→ Written problem:
Copy every line of the following data that includes the string "this".

***** Record extracts

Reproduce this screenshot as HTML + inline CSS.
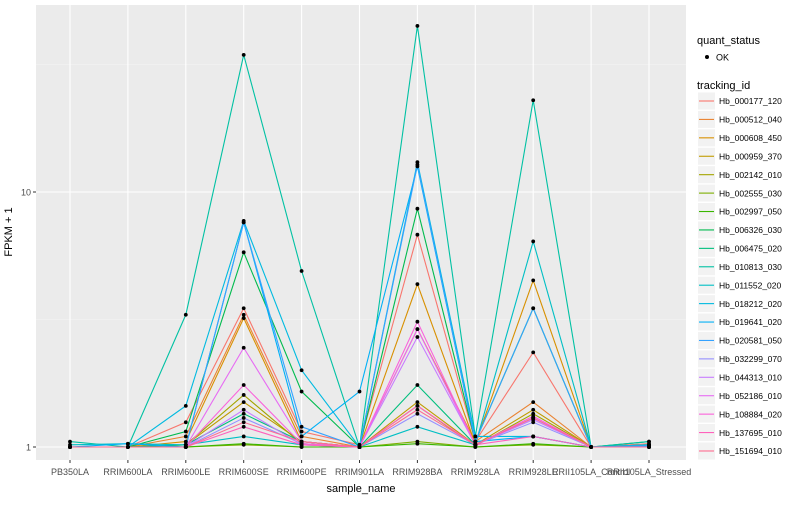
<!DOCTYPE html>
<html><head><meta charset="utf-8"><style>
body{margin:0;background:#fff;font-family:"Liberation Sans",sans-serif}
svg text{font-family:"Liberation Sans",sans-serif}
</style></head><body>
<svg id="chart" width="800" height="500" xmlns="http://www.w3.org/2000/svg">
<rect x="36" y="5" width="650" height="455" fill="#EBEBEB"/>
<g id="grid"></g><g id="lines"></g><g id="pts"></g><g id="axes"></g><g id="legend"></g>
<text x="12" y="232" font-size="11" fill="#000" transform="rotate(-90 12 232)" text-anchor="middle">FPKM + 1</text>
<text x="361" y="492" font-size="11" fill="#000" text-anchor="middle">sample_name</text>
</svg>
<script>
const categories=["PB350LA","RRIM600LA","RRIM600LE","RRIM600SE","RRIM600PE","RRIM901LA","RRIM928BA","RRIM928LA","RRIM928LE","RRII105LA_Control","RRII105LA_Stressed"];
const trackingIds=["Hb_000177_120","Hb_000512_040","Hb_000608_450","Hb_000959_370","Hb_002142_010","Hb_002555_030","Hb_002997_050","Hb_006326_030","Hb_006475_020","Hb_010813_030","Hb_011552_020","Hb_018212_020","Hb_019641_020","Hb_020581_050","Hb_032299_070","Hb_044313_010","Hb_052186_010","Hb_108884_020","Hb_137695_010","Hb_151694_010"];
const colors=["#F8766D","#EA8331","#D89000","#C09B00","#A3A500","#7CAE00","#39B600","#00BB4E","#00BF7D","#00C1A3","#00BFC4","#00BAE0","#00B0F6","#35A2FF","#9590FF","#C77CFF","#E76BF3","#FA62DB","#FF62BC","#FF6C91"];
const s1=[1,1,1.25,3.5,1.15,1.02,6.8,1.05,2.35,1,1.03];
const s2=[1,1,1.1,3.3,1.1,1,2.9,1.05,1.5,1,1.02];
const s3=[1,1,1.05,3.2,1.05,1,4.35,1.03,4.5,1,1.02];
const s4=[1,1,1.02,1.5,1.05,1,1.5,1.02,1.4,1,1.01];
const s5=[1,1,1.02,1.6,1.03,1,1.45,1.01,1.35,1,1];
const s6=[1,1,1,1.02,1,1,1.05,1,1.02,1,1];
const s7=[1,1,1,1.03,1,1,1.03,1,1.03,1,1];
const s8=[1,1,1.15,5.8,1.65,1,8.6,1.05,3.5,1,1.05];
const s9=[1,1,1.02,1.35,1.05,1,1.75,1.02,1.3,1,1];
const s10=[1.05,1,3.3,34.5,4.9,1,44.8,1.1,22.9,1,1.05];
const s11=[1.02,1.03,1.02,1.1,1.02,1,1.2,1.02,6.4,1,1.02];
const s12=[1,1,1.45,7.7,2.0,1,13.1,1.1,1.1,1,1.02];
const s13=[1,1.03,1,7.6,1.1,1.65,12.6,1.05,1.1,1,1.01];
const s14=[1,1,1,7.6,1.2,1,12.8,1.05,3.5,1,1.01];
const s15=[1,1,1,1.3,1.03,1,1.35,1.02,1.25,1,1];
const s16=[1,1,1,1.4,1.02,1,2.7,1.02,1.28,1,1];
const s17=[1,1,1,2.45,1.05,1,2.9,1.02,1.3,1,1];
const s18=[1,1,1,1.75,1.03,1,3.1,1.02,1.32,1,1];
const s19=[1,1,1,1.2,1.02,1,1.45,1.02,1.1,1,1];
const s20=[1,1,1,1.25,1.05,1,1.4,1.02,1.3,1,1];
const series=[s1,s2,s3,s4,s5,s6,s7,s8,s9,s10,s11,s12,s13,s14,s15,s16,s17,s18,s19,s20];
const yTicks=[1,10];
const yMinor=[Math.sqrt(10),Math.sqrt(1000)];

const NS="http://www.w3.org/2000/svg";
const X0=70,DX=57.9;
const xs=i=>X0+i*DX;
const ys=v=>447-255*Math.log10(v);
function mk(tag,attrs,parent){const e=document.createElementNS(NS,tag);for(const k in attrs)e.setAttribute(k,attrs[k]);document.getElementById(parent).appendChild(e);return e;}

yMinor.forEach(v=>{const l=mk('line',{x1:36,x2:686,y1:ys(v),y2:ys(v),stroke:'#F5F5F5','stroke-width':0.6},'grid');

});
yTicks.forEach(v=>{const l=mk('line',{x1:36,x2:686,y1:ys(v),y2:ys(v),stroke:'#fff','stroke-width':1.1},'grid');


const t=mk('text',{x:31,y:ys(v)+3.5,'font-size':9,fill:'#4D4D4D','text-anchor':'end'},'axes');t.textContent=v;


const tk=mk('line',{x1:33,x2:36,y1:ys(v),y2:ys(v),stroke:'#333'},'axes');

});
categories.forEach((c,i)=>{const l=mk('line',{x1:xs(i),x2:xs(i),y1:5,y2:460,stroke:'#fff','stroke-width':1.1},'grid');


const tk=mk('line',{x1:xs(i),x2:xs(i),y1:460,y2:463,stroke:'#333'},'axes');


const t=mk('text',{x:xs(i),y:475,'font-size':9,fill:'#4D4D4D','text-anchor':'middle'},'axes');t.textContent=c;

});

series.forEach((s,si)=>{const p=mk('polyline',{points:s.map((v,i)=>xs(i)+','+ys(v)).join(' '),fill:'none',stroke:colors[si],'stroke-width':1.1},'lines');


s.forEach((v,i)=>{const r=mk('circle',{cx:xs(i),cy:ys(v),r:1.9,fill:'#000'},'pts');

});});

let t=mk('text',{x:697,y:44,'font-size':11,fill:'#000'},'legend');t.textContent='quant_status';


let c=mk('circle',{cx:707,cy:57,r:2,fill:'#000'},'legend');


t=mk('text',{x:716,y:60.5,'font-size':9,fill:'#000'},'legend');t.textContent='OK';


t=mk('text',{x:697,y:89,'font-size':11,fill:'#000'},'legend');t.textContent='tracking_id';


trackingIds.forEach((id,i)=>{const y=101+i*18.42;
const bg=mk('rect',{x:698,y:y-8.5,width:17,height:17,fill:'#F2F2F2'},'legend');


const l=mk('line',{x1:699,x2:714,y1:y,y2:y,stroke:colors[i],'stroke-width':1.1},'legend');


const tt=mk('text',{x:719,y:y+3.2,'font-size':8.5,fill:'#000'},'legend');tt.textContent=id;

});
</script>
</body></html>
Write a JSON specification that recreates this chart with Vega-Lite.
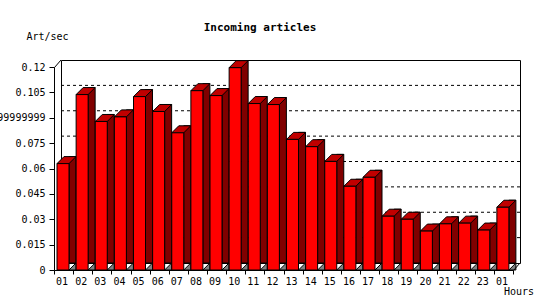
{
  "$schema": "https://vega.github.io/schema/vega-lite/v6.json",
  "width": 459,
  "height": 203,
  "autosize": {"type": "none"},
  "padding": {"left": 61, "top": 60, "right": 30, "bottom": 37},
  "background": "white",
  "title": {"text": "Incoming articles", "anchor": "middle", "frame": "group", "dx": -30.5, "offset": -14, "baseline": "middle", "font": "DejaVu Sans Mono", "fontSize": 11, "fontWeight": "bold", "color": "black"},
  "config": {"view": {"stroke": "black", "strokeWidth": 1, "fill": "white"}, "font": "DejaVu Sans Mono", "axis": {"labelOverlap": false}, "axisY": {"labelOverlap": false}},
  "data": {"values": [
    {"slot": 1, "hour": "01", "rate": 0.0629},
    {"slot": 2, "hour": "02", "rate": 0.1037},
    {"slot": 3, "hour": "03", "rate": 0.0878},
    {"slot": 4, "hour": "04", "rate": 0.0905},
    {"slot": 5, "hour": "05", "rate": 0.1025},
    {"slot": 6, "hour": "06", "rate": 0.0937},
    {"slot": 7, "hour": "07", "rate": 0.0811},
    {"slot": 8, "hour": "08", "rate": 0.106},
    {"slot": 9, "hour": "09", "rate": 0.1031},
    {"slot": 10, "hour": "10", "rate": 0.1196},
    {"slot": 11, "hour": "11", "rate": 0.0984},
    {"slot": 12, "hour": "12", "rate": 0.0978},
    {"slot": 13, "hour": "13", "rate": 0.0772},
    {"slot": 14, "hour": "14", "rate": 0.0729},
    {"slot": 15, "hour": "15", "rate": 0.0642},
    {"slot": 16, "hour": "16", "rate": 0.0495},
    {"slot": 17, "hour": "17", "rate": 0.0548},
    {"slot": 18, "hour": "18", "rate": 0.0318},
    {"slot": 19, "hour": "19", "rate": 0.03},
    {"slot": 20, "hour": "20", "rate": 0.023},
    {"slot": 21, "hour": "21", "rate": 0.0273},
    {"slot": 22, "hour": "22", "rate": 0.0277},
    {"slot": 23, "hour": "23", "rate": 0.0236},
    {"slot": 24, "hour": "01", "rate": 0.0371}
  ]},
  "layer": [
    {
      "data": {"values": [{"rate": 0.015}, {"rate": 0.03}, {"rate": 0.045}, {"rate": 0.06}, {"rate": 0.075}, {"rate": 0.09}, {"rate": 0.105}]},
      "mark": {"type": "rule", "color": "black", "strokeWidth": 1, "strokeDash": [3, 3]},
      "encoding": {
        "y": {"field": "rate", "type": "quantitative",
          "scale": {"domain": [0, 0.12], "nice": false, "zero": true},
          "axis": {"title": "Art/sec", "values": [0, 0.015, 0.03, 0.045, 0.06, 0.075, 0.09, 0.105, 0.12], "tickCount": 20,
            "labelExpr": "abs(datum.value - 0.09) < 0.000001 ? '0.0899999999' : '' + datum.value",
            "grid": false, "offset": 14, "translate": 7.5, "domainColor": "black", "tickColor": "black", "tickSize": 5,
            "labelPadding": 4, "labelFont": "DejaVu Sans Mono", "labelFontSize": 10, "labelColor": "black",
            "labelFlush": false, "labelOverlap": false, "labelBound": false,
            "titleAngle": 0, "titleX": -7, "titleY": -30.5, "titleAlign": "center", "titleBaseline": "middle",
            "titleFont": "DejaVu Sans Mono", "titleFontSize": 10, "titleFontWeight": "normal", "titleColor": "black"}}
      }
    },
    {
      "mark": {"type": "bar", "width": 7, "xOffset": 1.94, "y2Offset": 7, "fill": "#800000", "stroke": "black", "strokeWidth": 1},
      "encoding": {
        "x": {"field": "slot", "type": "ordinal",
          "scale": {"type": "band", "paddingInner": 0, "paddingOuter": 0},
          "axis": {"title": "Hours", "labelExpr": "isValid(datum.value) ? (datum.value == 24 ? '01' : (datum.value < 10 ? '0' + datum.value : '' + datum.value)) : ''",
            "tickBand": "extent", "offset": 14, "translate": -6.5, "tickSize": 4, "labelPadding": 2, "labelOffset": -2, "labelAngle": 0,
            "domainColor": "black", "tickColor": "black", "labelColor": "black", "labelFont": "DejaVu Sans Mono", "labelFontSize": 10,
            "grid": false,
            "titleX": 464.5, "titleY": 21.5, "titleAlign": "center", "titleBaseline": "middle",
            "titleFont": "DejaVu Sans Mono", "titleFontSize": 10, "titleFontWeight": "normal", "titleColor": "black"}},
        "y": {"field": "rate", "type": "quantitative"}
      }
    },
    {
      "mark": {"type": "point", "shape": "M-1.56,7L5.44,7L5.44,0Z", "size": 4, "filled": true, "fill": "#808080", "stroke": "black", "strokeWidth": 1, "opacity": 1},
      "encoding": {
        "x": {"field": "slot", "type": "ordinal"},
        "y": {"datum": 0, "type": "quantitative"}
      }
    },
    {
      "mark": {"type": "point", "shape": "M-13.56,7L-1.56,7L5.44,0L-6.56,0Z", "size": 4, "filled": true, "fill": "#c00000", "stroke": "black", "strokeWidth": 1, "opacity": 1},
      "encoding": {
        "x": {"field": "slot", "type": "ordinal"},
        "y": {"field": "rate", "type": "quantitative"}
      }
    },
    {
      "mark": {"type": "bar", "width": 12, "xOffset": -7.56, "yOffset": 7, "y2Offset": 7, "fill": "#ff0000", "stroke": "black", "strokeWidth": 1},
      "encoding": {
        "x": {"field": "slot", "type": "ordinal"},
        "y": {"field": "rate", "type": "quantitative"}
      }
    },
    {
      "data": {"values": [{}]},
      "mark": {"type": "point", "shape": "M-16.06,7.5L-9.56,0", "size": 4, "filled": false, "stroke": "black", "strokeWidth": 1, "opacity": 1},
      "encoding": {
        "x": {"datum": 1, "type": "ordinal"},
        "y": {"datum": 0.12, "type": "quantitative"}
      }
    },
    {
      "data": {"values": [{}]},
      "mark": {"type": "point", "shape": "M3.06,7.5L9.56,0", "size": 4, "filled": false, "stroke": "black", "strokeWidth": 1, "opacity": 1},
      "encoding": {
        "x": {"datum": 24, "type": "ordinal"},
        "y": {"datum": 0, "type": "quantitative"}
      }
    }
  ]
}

**********

→ Task answer:
Reproduce this screenshot as HTML + inline CSS.
Write a JSON specification that recreates this chart with Vega-Lite.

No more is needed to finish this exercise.